WORK INSTRUCTIONS: The data below should be printed in full, exactly, and without any of its images.

AVAILABLE DATA:
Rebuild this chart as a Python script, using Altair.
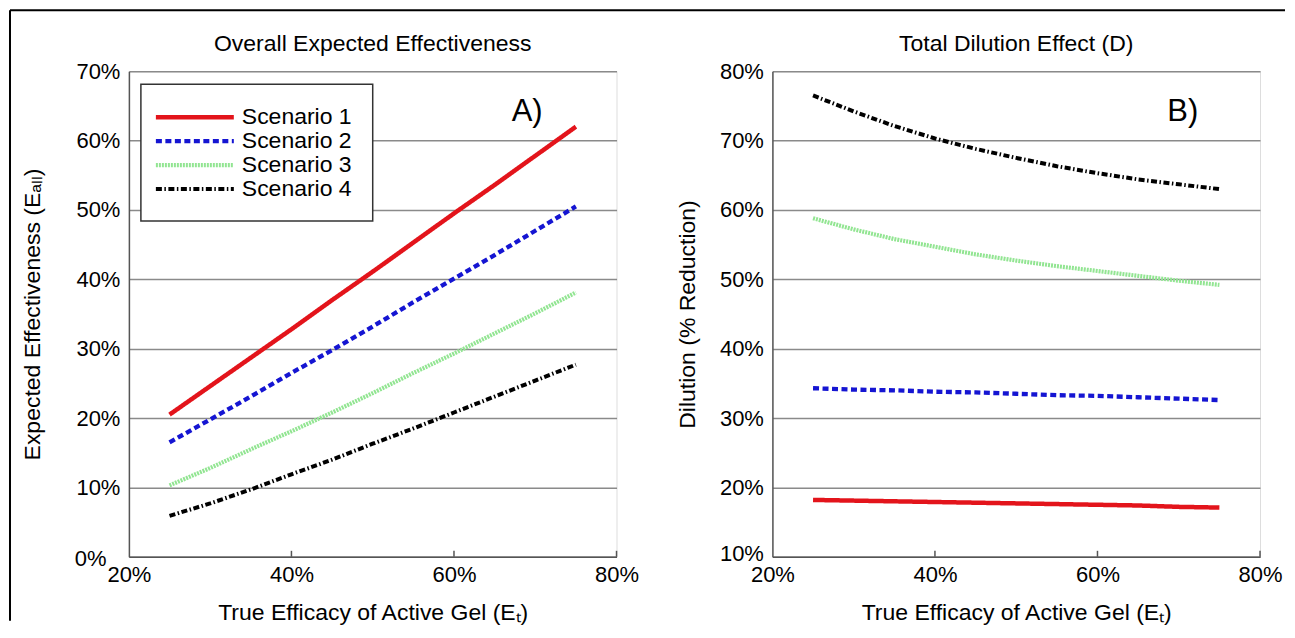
import altair as alt
import pandas as pd

# ---------------- data ----------------
et = [25, 30, 35, 40, 45, 50, 55, 60, 65, 70, 75]
scenarios = ["Scenario 1", "Scenario 2", "Scenario 3", "Scenario 4"]

# Panel A: overall expected effectiveness (%)
eff_s1 = [20.5, 24.6, 28.7, 32.8, 37.0, 41.1, 45.3, 49.5, 53.6, 57.8, 62.0]
eff_s2 = [16.5, 19.8, 23.1, 26.5, 29.8, 33.2, 36.7, 40.1, 43.5, 47.0, 50.5]
eff_s3 = [10.3, 12.8, 15.5, 18.1, 20.8, 23.6, 26.5, 29.3, 32.2, 35.1, 38.1]
eff_s4 = [5.9, 7.7, 9.7, 11.9, 14.0, 16.3, 18.5, 20.8, 23.1, 25.4, 27.7]

# Panel B: total dilution effect (%)
dil_s1 = [18.2, 18.1, 18.0, 17.9, 17.8, 17.7, 17.6, 17.5, 17.4, 17.2, 17.1]
dil_s2 = [34.3, 34.1, 34.0, 33.8, 33.7, 33.5, 33.3, 33.2, 33.0, 32.8, 32.6]
dil_s3 = [58.8, 57.2, 55.8, 54.7, 53.6, 52.7, 51.9, 51.2, 50.5, 49.8, 49.2]
dil_s4 = [76.5, 74.2, 72.1, 70.3, 68.8, 67.5, 66.3, 65.3, 64.4, 63.7, 63.0]

x_ticks = [20, 40, 60, 80]

colors = ["#e3141b", "#1515d2", "#92e592", "#000000"]
dashes = [[1, 0], [6, 3.5], [2, 1], [6, 2.5, 1.5, 2.5]]
widths = [4.5, 4, 4, 4]


def long(series):
    rows = []
    for name, vals in zip(scenarios, series):
        for x, v in zip(et, vals):
            rows.append({"et": x, "v": v, "s": name})
    return pd.DataFrame(rows)


df_a = long([eff_s1, eff_s2, eff_s3, eff_s4])
df_b = long([dil_s1, dil_s2, dil_s3, dil_s4])

H = 486
W = 488
FONT = "Liberation Sans"
AX = "#555555"

color_scale = alt.Scale(domain=scenarios, range=colors)
dash_scale = alt.Scale(domain=scenarios, range=dashes)
width_scale = alt.Scale(domain=scenarios, range=widths)


def panel(df, ydom, yvals, title, tag, tagx, tagy, ytitle, ytitlex, bottom_pad, bottom_off,
          with_legend):
    xscale = alt.Scale(domain=[20, 80], nice=False, zero=False)
    yscale = alt.Scale(domain=ydom, nice=False, zero=False)
    xaxis = alt.Axis(
        values=x_ticks, labelExpr="datum.value + '%'", grid=False, ticks=False,
        tickSize=0, domainColor=AX, domainWidth=1.5, labelFontSize=22,
        labelPadding=8, labelColor="black", labelFont=FONT, labelFlush=False,
        title="True Efficacy of Active Gel (E\u209c)", titleFontSize=23,
        titleFont=FONT, titleFontWeight="normal", titleColor="black",
        titleY=63, titleX=W / 2, titleBaseline="alphabetic", titleAlign="center",
    )
    low = ydom[0]
    yenc = alt.Y(
        "v:Q",
        scale=yscale,
        axis=alt.Axis(
            values=yvals, labelExpr="datum.value + '%'", grid=True, gridColor="#8a8a8a",
            gridWidth=1.5, ticks=False, tickSize=0, domainColor=AX, domainWidth=1.5,
            labelFontSize=22, labelColor="black", labelFont=FONT, labelFlush=False,
            labelPadding={"condition": {"test": f"datum.value == {low}", "value": bottom_pad}, "value": 9},
            labelOffset={"condition": {"test": f"datum.value == {low}", "value": bottom_off}, "value": 0},
            title=ytitle, titleFontSize=23, titleFont=FONT, titleFontWeight="normal",
            titleColor="black", titleX=ytitlex, titleY=H / 2, titleAngle=-90,
            titleBaseline="alphabetic", titleAlign="center",
        ),
    )
    lines = alt.Chart(df).mark_line(strokeCap="butt").encode(
        x=alt.X("et:Q", scale=xscale, axis=xaxis),
        y=yenc,
        color=alt.Color("s:N", scale=color_scale, legend=None),
        strokeDash=alt.StrokeDash("s:N", scale=dash_scale, legend=None),
        strokeWidth=alt.StrokeWidth("s:N", scale=width_scale, legend=None),
        detail="s:N",
    )
    ticks = alt.Chart(pd.DataFrame({"et": x_ticks[1:]})).mark_rule(color=AX, strokeWidth=1.5).encode(
        x=alt.X("et:Q", scale=xscale, axis=xaxis), y=alt.value(H), y2=alt.value(H - 6)
    )
    tagc = alt.Chart(pd.DataFrame({"et": [tagx], "ty": [tagy], "t": [tag]})).mark_text(
        fontSize=31, font=FONT, color="black", align="center", baseline="middle"
    ).encode(x=alt.X("et:Q", scale=xscale, axis=xaxis),
             y=alt.Y("ty:Q", scale=yscale, axis=None), text="t:N")
    titlec = alt.Chart(pd.DataFrame({"t": [title]})).mark_text(
        fontSize=23, font=FONT, color="black", align="center", baseline="alphabetic"
    ).encode(x=alt.value(W / 2), y=alt.value(-20), text="t:N")
    layers = [ticks, lines, tagc, titlec]
    if with_legend:
        one = alt.Data(values=[{"a": 1}])
        b1 = alt.Chart(one).mark_rule(color="black", strokeWidth=2).encode(
            x=alt.value(-119), y=alt.value(-61), y2=alt.value(H + 64))
        b2 = alt.Chart(one).mark_rule(color="black", strokeWidth=2).encode(
            x=alt.value(-119), x2=alt.value(1157), y=alt.value(-61))
        legdf = pd.DataFrame({"s": scenarios})
        ly = alt.Y("s:N", scale=alt.Scale(type="point", domain=scenarios, range=[34, 130]), axis=None)
        box = alt.Chart(one).mark_rect(fill="white", stroke="#333333", strokeWidth=1.5).encode(
            x=alt.value(12), x2=alt.value(244), y=alt.value(13), y2=alt.value(150))
        lsym = alt.Chart(legdf).mark_rule(strokeCap="butt").encode(
            x=alt.value(27), x2=alt.value(105), y=ly,
            color=alt.Color("s:N", scale=color_scale, legend=None),
            strokeDash=alt.StrokeDash("s:N", scale=dash_scale, legend=None),
            strokeWidth=alt.StrokeWidth("s:N", scale=width_scale, legend=None),
        )
        ltxt = alt.Chart(legdf).mark_text(
            fontSize=23, font=FONT, color="black", align="left", baseline="middle"
        ).encode(x=alt.value(113), y=ly, text="s:N")
        layers = [b1, b2] + layers + [box, lsym, ltxt]
    return alt.layer(*layers).resolve_scale(y="independent").properties(width=W, height=H)


left = panel(df_a, [0, 70], [0, 10, 20, 30, 40, 50, 60, 70], "Overall Expected Effectiveness",
             "A)", 69.0, 64.1, "Expected Effectiveness (E\u2090\u2097\u2097)", -89, 23, 2, True)
right = panel(df_b, [10, 80], [10, 20, 30, 40, 50, 60, 70, 80], "Total Dilution Effect (D)",
              "B)", 70.5, 74.1, "Dilution (% Reduction)", -78, 9, -3, False)

chart = alt.hconcat(left, right, spacing=156, bounds="flush").properties(
    padding=0
).configure_view(stroke=None).configure(background="white")

chart.save("out.html", embed_options={"renderer": "svg", "actions": False})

SOLUTION:
Rebuild this chart as a Python script, using Altair.
import altair as alt
import pandas as pd

# ---------------- data ----------------
et = [25, 30, 35, 40, 45, 50, 55, 60, 65, 70, 75]
scenarios = ["Scenario 1", "Scenario 2", "Scenario 3", "Scenario 4"]

# Panel A: overall expected effectiveness (%)
eff_s1 = [20.5, 24.6, 28.7, 32.8, 37.0, 41.1, 45.3, 49.5, 53.6, 57.8, 62.0]
eff_s2 = [16.5, 19.8, 23.1, 26.5, 29.8, 33.2, 36.7, 40.1, 43.5, 47.0, 50.5]
eff_s3 = [10.3, 12.8, 15.5, 18.1, 20.8, 23.6, 26.5, 29.3, 32.2, 35.1, 38.1]
eff_s4 = [5.9, 7.7, 9.7, 11.9, 14.0, 16.3, 18.5, 20.8, 23.1, 25.4, 27.7]

# Panel B: total dilution effect (%)
dil_s1 = [18.2, 18.1, 18.0, 17.9, 17.8, 17.7, 17.6, 17.5, 17.4, 17.2, 17.1]
dil_s2 = [34.3, 34.1, 34.0, 33.8, 33.7, 33.5, 33.3, 33.2, 33.0, 32.8, 32.6]
dil_s3 = [58.8, 57.2, 55.8, 54.7, 53.6, 52.7, 51.9, 51.2, 50.5, 49.8, 49.2]
dil_s4 = [76.5, 74.2, 72.1, 70.3, 68.8, 67.5, 66.3, 65.3, 64.4, 63.7, 63.0]

x_ticks = [20, 40, 60, 80]

colors = ["#e3141b", "#1515d2", "#92e592", "#000000"]
dashes = [[1, 0], [6, 3.5], [2, 1], [6, 2.5, 1.5, 2.5]]
widths = [4.5, 4, 4, 4]


def long(series):
    rows = []
    for name, vals in zip(scenarios, series):
        for x, v in zip(et, vals):
            rows.append({"et": x, "v": v, "s": name})
    return pd.DataFrame(rows)


df_a = long([eff_s1, eff_s2, eff_s3, eff_s4])
df_b = long([dil_s1, dil_s2, dil_s3, dil_s4])

H = 486
W = 488
FONT = "Liberation Sans"
AX = "#555555"

color_scale = alt.Scale(domain=scenarios, range=colors)
dash_scale = alt.Scale(domain=scenarios, range=dashes)
width_scale = alt.Scale(domain=scenarios, range=widths)


def panel(df, ydom, yvals, title, tag, tagx, tagy, ytitle, ytitlex, bottom_pad, bottom_off,
          with_legend):
    xscale = alt.Scale(domain=[20, 80], nice=False, zero=False)
    yscale = alt.Scale(domain=ydom, nice=False, zero=False)
    xaxis = alt.Axis(
        values=x_ticks, labelExpr="datum.value + '%'", grid=False, ticks=False,
        tickSize=0, domainColor=AX, domainWidth=1.5, labelFontSize=22,
        labelPadding=8, labelColor="black", labelFont=FONT, labelFlush=False,
        title="True Efficacy of Active Gel (E\u209c)", titleFontSize=23,
        titleFont=FONT, titleFontWeight="normal", titleColor="black",
        titleY=63, titleX=W / 2, titleBaseline="alphabetic", titleAlign="center",
    )
    low = ydom[0]
    yenc = alt.Y(
        "v:Q",
        scale=yscale,
        axis=alt.Axis(
            values=yvals, labelExpr="datum.value + '%'", grid=True, gridColor="#8a8a8a",
            gridWidth=1.5, ticks=False, tickSize=0, domainColor=AX, domainWidth=1.5,
            labelFontSize=22, labelColor="black", labelFont=FONT, labelFlush=False,
            labelPadding={"condition": {"test": f"datum.value == {low}", "value": bottom_pad}, "value": 9},
            labelOffset={"condition": {"test": f"datum.value == {low}", "value": bottom_off}, "value": 0},
            title=ytitle, titleFontSize=23, titleFont=FONT, titleFontWeight="normal",
            titleColor="black", titleX=ytitlex, titleY=H / 2, titleAngle=-90,
            titleBaseline="alphabetic", titleAlign="center",
        ),
    )
    lines = alt.Chart(df).mark_line(strokeCap="butt").encode(
        x=alt.X("et:Q", scale=xscale, axis=xaxis),
        y=yenc,
        color=alt.Color("s:N", scale=color_scale, legend=None),
        strokeDash=alt.StrokeDash("s:N", scale=dash_scale, legend=None),
        strokeWidth=alt.StrokeWidth("s:N", scale=width_scale, legend=None),
        detail="s:N",
    )
    ticks = alt.Chart(pd.DataFrame({"et": x_ticks[1:]})).mark_rule(color=AX, strokeWidth=1.5).encode(
        x=alt.X("et:Q", scale=xscale, axis=xaxis), y=alt.value(H), y2=alt.value(H - 6)
    )
    tagc = alt.Chart(pd.DataFrame({"et": [tagx], "ty": [tagy], "t": [tag]})).mark_text(
        fontSize=31, font=FONT, color="black", align="center", baseline="middle"
    ).encode(x=alt.X("et:Q", scale=xscale, axis=xaxis),
             y=alt.Y("ty:Q", scale=yscale, axis=None), text="t:N")
    titlec = alt.Chart(pd.DataFrame({"t": [title]})).mark_text(
        fontSize=23, font=FONT, color="black", align="center", baseline="alphabetic"
    ).encode(x=alt.value(W / 2), y=alt.value(-20), text="t:N")
    layers = [ticks, lines, tagc, titlec]
    if with_legend:
        one = alt.Data(values=[{"a": 1}])
        b1 = alt.Chart(one).mark_rule(color="black", strokeWidth=2).encode(
            x=alt.value(-119), y=alt.value(-61), y2=alt.value(H + 64))
        b2 = alt.Chart(one).mark_rule(color="black", strokeWidth=2).encode(
            x=alt.value(-119), x2=alt.value(1157), y=alt.value(-61))
        legdf = pd.DataFrame({"s": scenarios})
        ly = alt.Y("s:N", scale=alt.Scale(type="point", domain=scenarios, range=[34, 130]), axis=None)
        box = alt.Chart(one).mark_rect(fill="white", stroke="#333333", strokeWidth=1.5).encode(
            x=alt.value(12), x2=alt.value(244), y=alt.value(13), y2=alt.value(150))
        lsym = alt.Chart(legdf).mark_rule(strokeCap="butt").encode(
            x=alt.value(27), x2=alt.value(105), y=ly,
            color=alt.Color("s:N", scale=color_scale, legend=None),
            strokeDash=alt.StrokeDash("s:N", scale=dash_scale, legend=None),
            strokeWidth=alt.StrokeWidth("s:N", scale=width_scale, legend=None),
        )
        ltxt = alt.Chart(legdf).mark_text(
            fontSize=23, font=FONT, color="black", align="left", baseline="middle"
        ).encode(x=alt.value(113), y=ly, text="s:N")
        layers = [b1, b2] + layers + [box, lsym, ltxt]
    return alt.layer(*layers).resolve_scale(y="independent").properties(width=W, height=H)


left = panel(df_a, [0, 70], [0, 10, 20, 30, 40, 50, 60, 70], "Overall Expected Effectiveness",
             "A)", 69.0, 64.1, "Expected Effectiveness (E\u2090\u2097\u2097)", -89, 23, 2, True)
right = panel(df_b, [10, 80], [10, 20, 30, 40, 50, 60, 70, 80], "Total Dilution Effect (D)",
              "B)", 70.5, 74.1, "Dilution (% Reduction)", -78, 9, -3, False)

chart = alt.hconcat(left, right, spacing=156, bounds="flush").properties(
    padding=0
).configure_view(stroke=None).configure(background="white")

chart.save("out.html", embed_options={"renderer": "svg", "actions": False})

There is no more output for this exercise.